For eg, the (well-below) ordinary suburban house I bought (and long since sold) in Coburg in 1988 has increased in "value" about 15-fold - that's not unusual, it's just how markets have moved in that time. Do the maths - it simply can't work. That sounds like a shitful way to ruin almost everyone's health and happiness.
Another thing people will need to do the maths on is the potential for speculative investment on housing fuelled by tax deductibility of the cost of purchasing and owning the "asset". People already pay massive amounts of interest on mortgage repayments. Those are presently not tax-deductible on owner-occupied housing because it's a tax-free asset. You don't want to let the actually wealthy loose to buy bigger and better housing on the basis that the interest cost on their owner-occupied housing mortgage suddenly becomes tax-deductible (and it would scarcely be appropriate not to allow costs genuinely incurred to be deductible - where they certainly are on any other asset class).
I see some very, very limited prospect, politically, for taxing the notional capital gain on properties owned by the ultra-wealthy - the problem, though, is that governments tend to start with a figure that is too low and then never index it. If, eg, you started with a property value of, say, $5 million, within the next few years you're going to be taxing the capital gain on almost everybody's house (think about what modest houses will be worth in 10 or 15 years' time, not their present value).
You can see how that works with the present land tax arrangements. The land tax on my coastal property tripled between last year and this because of market forces that had nothing to do with me. It's suddenly become more desirable to be my coastal neighbour than it ever was. That's ok (in a very limited sense of ok) if you're applying land tax to someone's second (or fifth) home - but if you start racking up the capital gains tax on someone's principal place of residence because a whole lot of wealthy people decide to buy into their street, how does that smooth inequality? The answer, of course, is that it doesn't - it will make inequality worse.
At the core of the issue is that owner-occupied housing is (and as a deliberate matter of government policy has been) the thing that allows most Australian people (eventually) to become economically independent.
So, in short, beware the politics of envy. Any sensible plan needs to be about lifting people up from the bottom - not about letting the people who have got out of the slime slide back into it.
The value of housing doubles in Australia approximately every 10 years - and has done right throughout the country's history. Most people actually want to own a house as a means of keeping the wolf from the door. But if you tax the capital gain in asset value while a person is still living in the house, you're going to force many (perhaps even most) people to sell up. That's going to fuel greater inequality - because the genuinely well-off are just going to buy all those newly-avaiable assets and negative-gear them to rent back to the people who've just had to sell up and been forced back into the rental market. That would have its own obvious knock-on effects for the people who are currently in the rental market - they won't be able to compete for rental properties with the people who've just had to sell-up, either.
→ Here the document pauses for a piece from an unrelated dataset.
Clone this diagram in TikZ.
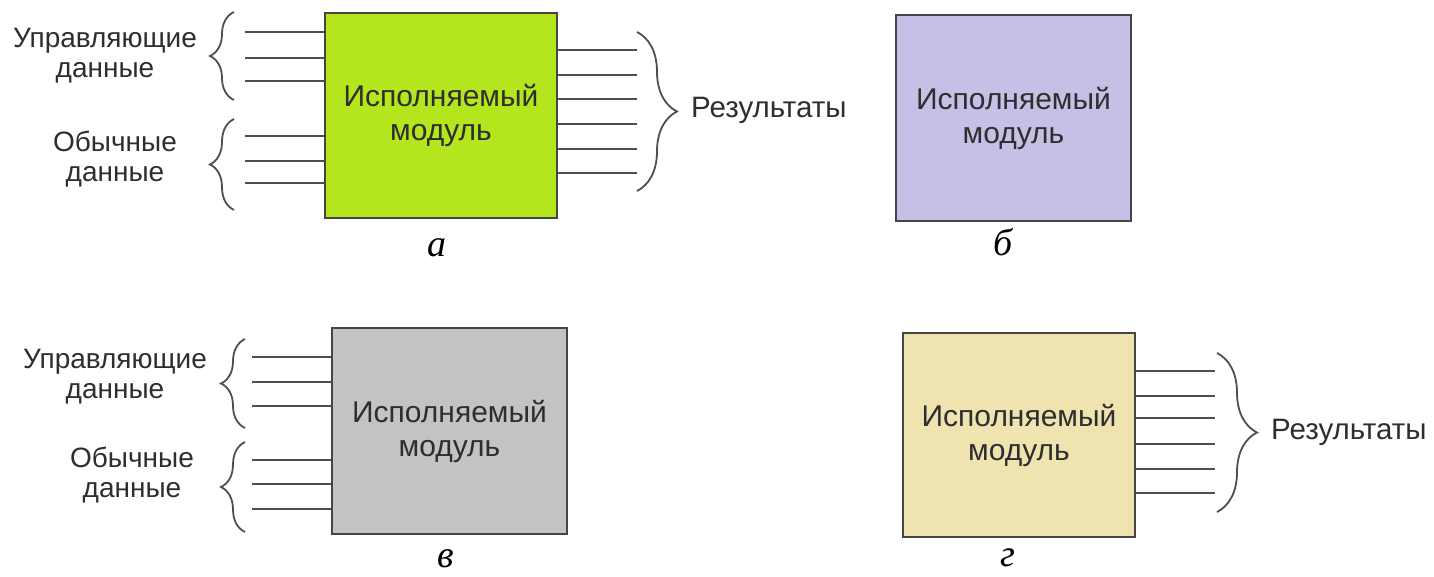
\documentclass[tikz,border=0pt]{standalone}
\usepackage{fontspec}
\setmainfont{Liberation Sans}
\newfontfamily\capfont{Liberation Serif}
\usetikzlibrary{decorations.pathreplacing}

\definecolor{modlime}{HTML}{B5E61D}
\definecolor{modlav}{HTML}{C8BFE7}
\definecolor{modgray}{HTML}{C3C3C3}
\definecolor{modsand}{HTML}{EFE4B0}
\definecolor{edgec}{HTML}{454545}
\definecolor{wirec}{HTML}{4F4F4F}
\definecolor{textc}{HTML}{2E2E2E}

\begin{document}
\begin{tikzpicture}[x=1pt,y=-1pt,
    module/.style={draw=edgec,line width=1.5pt,minimum width=232pt,minimum height=205pt,
        align=center,inner sep=0pt,text=textc,font=\fontsize{30}{34}\selectfont},
    wire/.style={draw=wirec,line width=2pt},
    curly/.style={draw=wirec,line width=1.8pt,decorate,decoration={brace,amplitude=#1}},
    curly/.default=24,
    tag/.style={align=center,text=textc,font=\fontsize{28}{30}\selectfont,inner sep=0pt},
    caption/.style={font=\capfont\itshape\fontsize{38}{38}\selectfont,inner sep=0pt,anchor=base}]
    \useasboundingbox (0,0) rectangle (1434,577);

    % the four modules
    \node[module,fill=modlime] (moda) at (441,115.5) {Исполняемый\\модуль};
    \node[module,fill=modlav,minimum width=235pt,minimum height=206pt] (modb) at (1013.5,118) {Исполняемый\\модуль};
    \node[module,fill=modgray,minimum width=235pt,minimum height=206pt] (modv) at (449.5,431) {Исполняемый\\модуль};
    \node[module,fill=modsand,minimum height=204pt] (modg) at (1019,435) {Исполняемый\\модуль};

    % inputs of module a
    \foreach \y [count=\i] in {32,58,81,136,161,183} {
        \coordinate (ain\i) at (245,\y);
        \draw[wire] (ain\i) -- (ain\i -| moda.west);
    }
    % outputs of module a
    \foreach \y [count=\i] in {50,75,99,124,149,173} {
        \coordinate (aout\i) at (637,\y);
        \draw[wire] (aout\i -| moda.east) -- (aout\i);
    }

    % inputs of module v
    \foreach \y [count=\i] in {357,382,406,460,484,509} {
        \coordinate (vin\i) at (252,\y);
        \draw[wire] (vin\i) -- (vin\i -| modv.west);
    }
    % outputs of module g
    \foreach \y [count=\i] in {371,396,418,444,469,493} {
        \coordinate (gout\i) at (1215,\y);
        \draw[wire] (gout\i -| modg.east) -- (gout\i);
    }

    % braces
    \coordinate (abr1s) at (234,100);  \coordinate (abr1e) at (234,12);
    \coordinate (abr2s) at (234,210);  \coordinate (abr2e) at (234,119);
    \coordinate (abr3s) at (637,32);   \coordinate (abr3e) at (637,191);
    \coordinate (vbr1s) at (245,428);  \coordinate (vbr1e) at (245,339);
    \coordinate (vbr2s) at (245,532);  \coordinate (vbr2e) at (245,442);
    \coordinate (gbr3s) at (1217,353); \coordinate (gbr3e) at (1217,512);
    \draw[curly] (abr1s) -- (abr1e);
    \draw[curly] (abr2s) -- (abr2e);
    \draw[curly=40] (abr3s) -- (abr3e);
    \draw[curly] (vbr1s) -- (vbr1e);
    \draw[curly] (vbr2s) -- (vbr2e);
    \draw[curly=40] (gbr3s) -- (gbr3e);

    % labels of the data groups
    \node[tag] (actl) at (105,56) {Управляющие\\данные};
    \node[tag] (adat) at (115,159) {Обычные\\данные};
    \node[tag,anchor=west,font=\fontsize{29.5}{30}\selectfont] (ares) at (691,110) {Результаты};
    \node[tag] (vctl) at (115,377) {Управляющие\\данные};
    \node[tag] (vdat) at (132,475) {Обычные\\данные};
    \node[tag,anchor=west,font=\fontsize{29.5}{30}\selectfont] (gres) at (1271,432) {Результаты};

    % captions
    \node[caption] (capa) at (437,257) {а};
    \node[caption] (capb) at (1003,256) {б};
    \node[caption] (capv) at (446,567) {в};
    \node[caption] (capg) at (1008,566) {г};
\end{tikzpicture}
\end{document}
For eg, the (well-below) ordinary suburban house I bought (and long since sold) in Coburg in 1988 has increased in "value" about 15-fold - that's not unusual, it's just how markets have moved in that time. Do the maths - it simply can't work. That sounds like a shitful way to ruin almost everyone's health and happiness.
Another thing people will need to do the maths on is the potential for speculative investment on housing fuelled by tax deductibility of the cost of purchasing and owning the "asset". People already pay massive amounts of interest on mortgage repayments. Those are presently not tax-deductible on owner-occupied housing because it's a tax-free asset. You don't want to let the actually wealthy loose to buy bigger and better housing on the basis that the interest cost on their owner-occupied housing mortgage suddenly becomes tax-deductible (and it would scarcely be appropriate not to allow costs genuinely incurred to be deductible - where they certainly are on any other asset class).
I see some very, very limited prospect, politically, for taxing the notional capital gain on properties owned by the ultra-wealthy - the problem, though, is that governments tend to start with a figure that is too low and then never index it. If, eg, you started with a property value of, say, $5 million, within the next few years you're going to be taxing the capital gain on almost everybody's house (think about what modest houses will be worth in 10 or 15 years' time, not their present value).
You can see how that works with the present land tax arrangements. The land tax on my coastal property tripled between last year and this because of market forces that had nothing to do with me. It's suddenly become more desirable to be my coastal neighbour than it ever was. That's ok (in a very limited sense of ok) if you're applying land tax to someone's second (or fifth) home - but if you start racking up the capital gains tax on someone's principal place of residence because a whole lot of wealthy people decide to buy into their street, how does that smooth inequality? The answer, of course, is that it doesn't - it will make inequality worse.
At the core of the issue is that owner-occupied housing is (and as a deliberate matter of government policy has been) the thing that allows most Australian people (eventually) to become economically independent.
So, in short, beware the politics of envy. Any sensible plan needs to be about lifting people up from the bottom - not about letting the people who have got out of the slime slide back into it.